Even the Communist Party of Britain, at its 2025 Congress, has recognised what many on the left still refuse to admit. The CPB declared that communists will fight for recognition of women’s sex-based rights across trade unions. When even the communists are drawing a line between materialism and liberal identity politics, when even they are saying that women’s rights cannot be sacrificed on the altar of gender ideology, the message is clear: the time for silence is over.

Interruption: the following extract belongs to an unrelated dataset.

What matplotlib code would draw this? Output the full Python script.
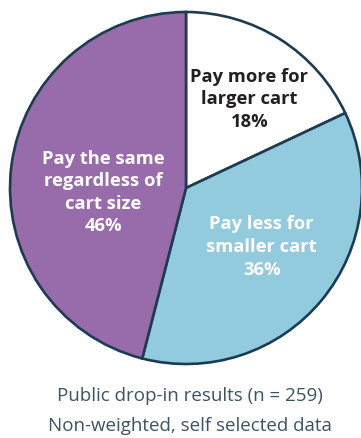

And here is where Your Party has made its fatal error. By voting to enshrine “trans liberation” alongside Palestine solidarity and anti-racism, it has collapsed the distinction between material struggle and liberal identity politics. Palestine is about land, about colonialism, about resources and power. Anti-racism is about material inequality, about how capitalism divides workers along racial lines to prevent solidarity. These are class questions.

Marx's

Trans liberation, as defined by the Trans Liberation Group, is not. It is a demand that society reorganise itself around individual identity claims, that women’s sex-based rights be subordinated to men’s feelings, that the state enforce validation of internal gender identities through law. It is, at its core, a liberal project. And socialists who sign up to it are not advancing the cause of the working class. They are advancing the cause of a small, vocal, overwhelmingly middle-class lobby that has captured institutions through funding, pressure, and moral panic.

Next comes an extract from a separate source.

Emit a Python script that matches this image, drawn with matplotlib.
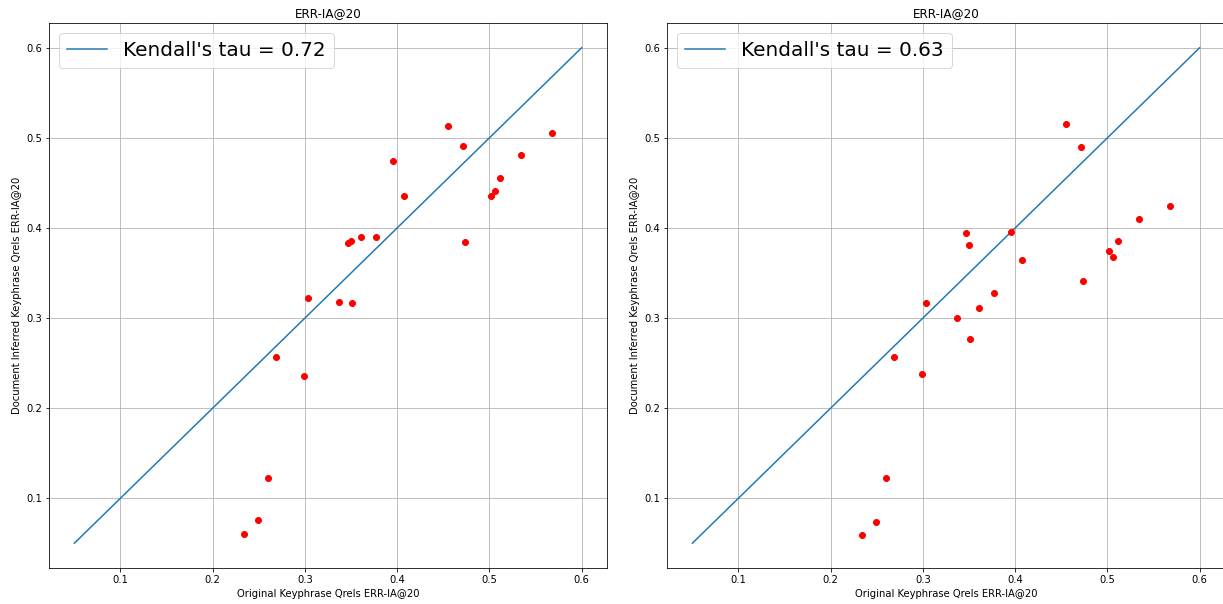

None of this is about hatred. It is about refusing to let ultra-liberal identity politics drown out the class politics we desperately need. You can create as many bogeymen as you like and pretend there is a far-right conspiracy lurking behind every question. But the real damage is not coming from Reform voters or Tommy Robinson supporters. It is coming from within, from a left that has abandoned materialism for moralism, class for culture war, and collective struggle for individual identity.

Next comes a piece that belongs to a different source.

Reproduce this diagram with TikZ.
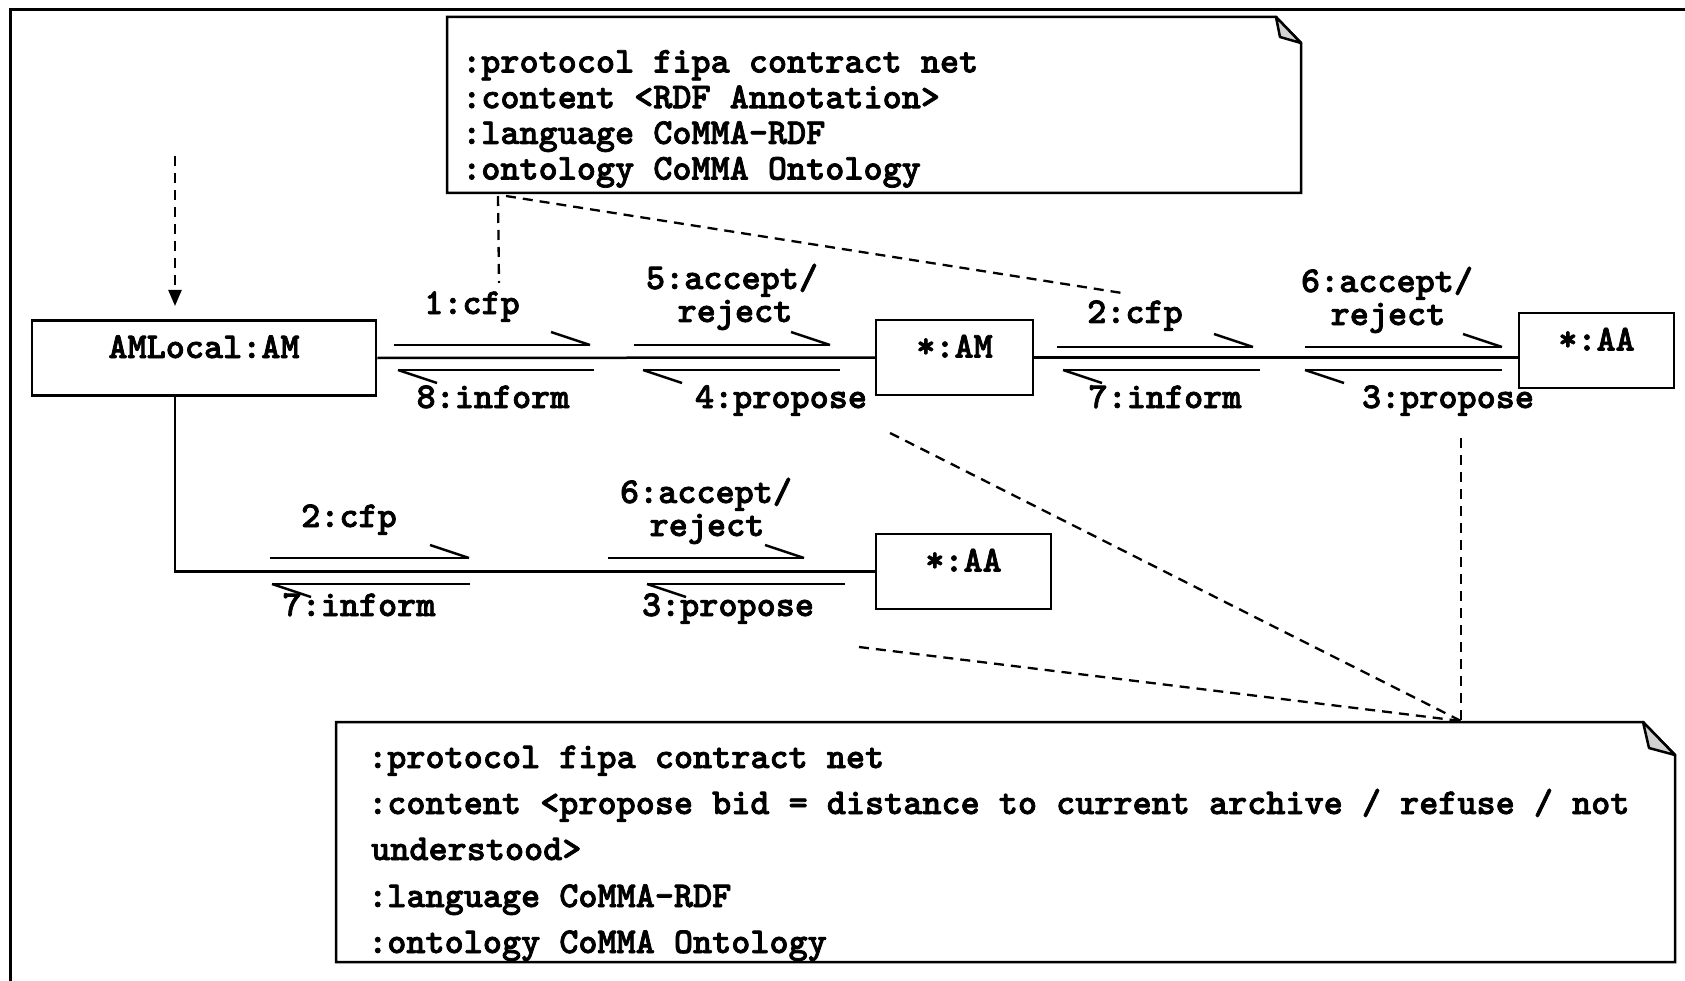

If you still want to advocate for trans liberation after understanding that it is not socialism, that is your choice. Do it under your own flag, not the banner of socialism. Do not ask workers to subordinate their class interests to your boutique concerns. Do not demand that women give up their hard-won rights so that men can access their spaces. Do not tell socialists that validating gender identity is more important than fighting exploitation.

The lesson is free: transgender ideology does not strengthen socialism. It undermines it. By replacing class struggle with identity theatre, it pulls the movement away from material politics and straight into the liberal cul-de-sac where nothing ever changes except the language. That is the difference between socialism and liberalism. One fights class power. The other performs a morality play.

If the left cannot tell the difference between fighting capitalism and fighting for pronoun validation, it deserves the irrelevance it is courting.